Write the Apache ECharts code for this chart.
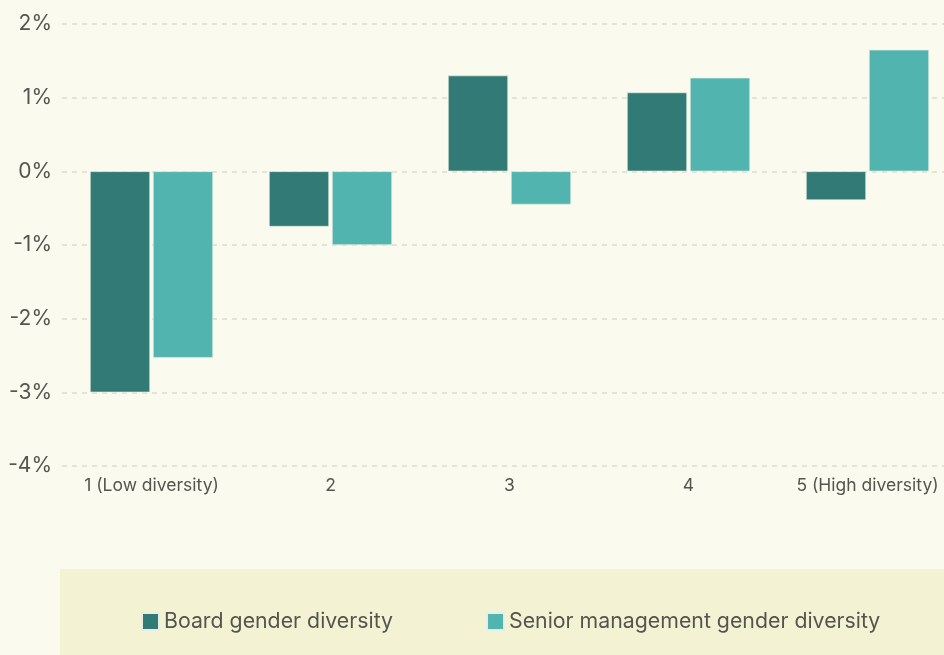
<!DOCTYPE html>
<html>
<head>
<meta charset="utf-8">
<script src="https://cdn.jsdelivr.net/npm/echarts@6/dist/echarts.min.js"></script>
<style>
  html, body { margin: 0; padding: 0; background: #fafaef; }
  #chart { width: 944px; height: 655px; }
</style>
</head>
<body>
<div id="chart"></div>
<script>
const categories = ["1 (Low diversity)", "2", "3", "4", "5 (High diversity)"];
const boardValues = [-3.0, -0.75, 1.3, 1.07, -0.39];
const seniorValues = [-2.53, -1.0, -0.45, 1.27, 1.65];
const seriesNames = ["Board gender diversity", "Senior management gender diversity"];
const colors = ["#327a75", "#52b4ae"];

const chart = echarts.init(document.getElementById("chart"));

const font = "Inter, 'Noto Sans', sans-serif";

chart.setOption({
  backgroundColor: "#fafaef",
  animation: false,
  textStyle: { fontFamily: font },
  graphic: [{
    type: "rect",
    left: 60, top: 569,
    shape: { width: 884, height: 86 },
    style: { fill: "#f3f3d4" },
    z: -10
  }],
  legend: {
    left: 136,
    top: 606,
    itemWidth: 17,
    itemHeight: 17,
    itemGap: 93,
    icon: "rect",
    textStyle: { fontSize: 21.3, color: "#555550", fontFamily: font },
    data: seriesNames
  },
  grid: { left: 62, width: 895, top: 24, bottom: 189, containLabel: false, outerBoundsMode: "none" },
  xAxis: {
    type: "category",
    data: categories,
    axisLine: { show: false },
    axisTick: { show: false },
    axisLabel: { fontSize: 17.5, color: "#555550", margin: 11, interval: 0 }
  },
  yAxis: {
    type: "value",
    min: -4, max: 2, interval: 1,
    axisLine: { show: false },
    axisTick: { show: false },
    axisLabel: {
      fontSize: 21, color: "#555550", margin: 10,
      formatter: (v) => v + "%"
    },
    splitLine: { lineStyle: { color: "#dcdccf", type: [5, 5], width: 1.5 } }
  },
  series: [
    {
      name: seriesNames[0],
      type: "bar",
      data: boardValues,
      barWidth: 60,
      barGap: "5%",
      itemStyle: { color: colors[0], borderColor: "#e9eee4", borderWidth: 0.6 }
    },
    {
      name: seriesNames[1],
      type: "bar",
      data: seniorValues,
      barWidth: 60,
      barGap: "5%",
      itemStyle: { color: colors[1], borderColor: "#e9eee4", borderWidth: 0.6 }
    }
  ]
});
</script>
</body>
</html>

_Your goal_:
Without the images, write out each line of the data verbatim.

_Solution to the exercise_:
Write the Apache ECharts code for this chart.
<!DOCTYPE html>
<html>
<head>
<meta charset="utf-8">
<script src="https://cdn.jsdelivr.net/npm/echarts@6/dist/echarts.min.js"></script>
<style>
  html, body { margin: 0; padding: 0; background: #fafaef; }
  #chart { width: 944px; height: 655px; }
</style>
</head>
<body>
<div id="chart"></div>
<script>
const categories = ["1 (Low diversity)", "2", "3", "4", "5 (High diversity)"];
const boardValues = [-3.0, -0.75, 1.3, 1.07, -0.39];
const seniorValues = [-2.53, -1.0, -0.45, 1.27, 1.65];
const seriesNames = ["Board gender diversity", "Senior management gender diversity"];
const colors = ["#327a75", "#52b4ae"];

const chart = echarts.init(document.getElementById("chart"));

const font = "Inter, 'Noto Sans', sans-serif";

chart.setOption({
  backgroundColor: "#fafaef",
  animation: false,
  textStyle: { fontFamily: font },
  graphic: [{
    type: "rect",
    left: 60, top: 569,
    shape: { width: 884, height: 86 },
    style: { fill: "#f3f3d4" },
    z: -10
  }],
  legend: {
    left: 136,
    top: 606,
    itemWidth: 17,
    itemHeight: 17,
    itemGap: 93,
    icon: "rect",
    textStyle: { fontSize: 21.3, color: "#555550", fontFamily: font },
    data: seriesNames
  },
  grid: { left: 62, width: 895, top: 24, bottom: 189, containLabel: false, outerBoundsMode: "none" },
  xAxis: {
    type: "category",
    data: categories,
    axisLine: { show: false },
    axisTick: { show: false },
    axisLabel: { fontSize: 17.5, color: "#555550", margin: 11, interval: 0 }
  },
  yAxis: {
    type: "value",
    min: -4, max: 2, interval: 1,
    axisLine: { show: false },
    axisTick: { show: false },
    axisLabel: {
      fontSize: 21, color: "#555550", margin: 10,
      formatter: (v) => v + "%"
    },
    splitLine: { lineStyle: { color: "#dcdccf", type: [5, 5], width: 1.5 } }
  },
  series: [
    {
      name: seriesNames[0],
      type: "bar",
      data: boardValues,
      barWidth: 60,
      barGap: "5%",
      itemStyle: { color: colors[0], borderColor: "#e9eee4", borderWidth: 0.6 }
    },
    {
      name: seriesNames[1],
      type: "bar",
      data: seniorValues,
      barWidth: 60,
      barGap: "5%",
      itemStyle: { color: colors[1], borderColor: "#e9eee4", borderWidth: 0.6 }
    }
  ]
});
</script>
</body>
</html>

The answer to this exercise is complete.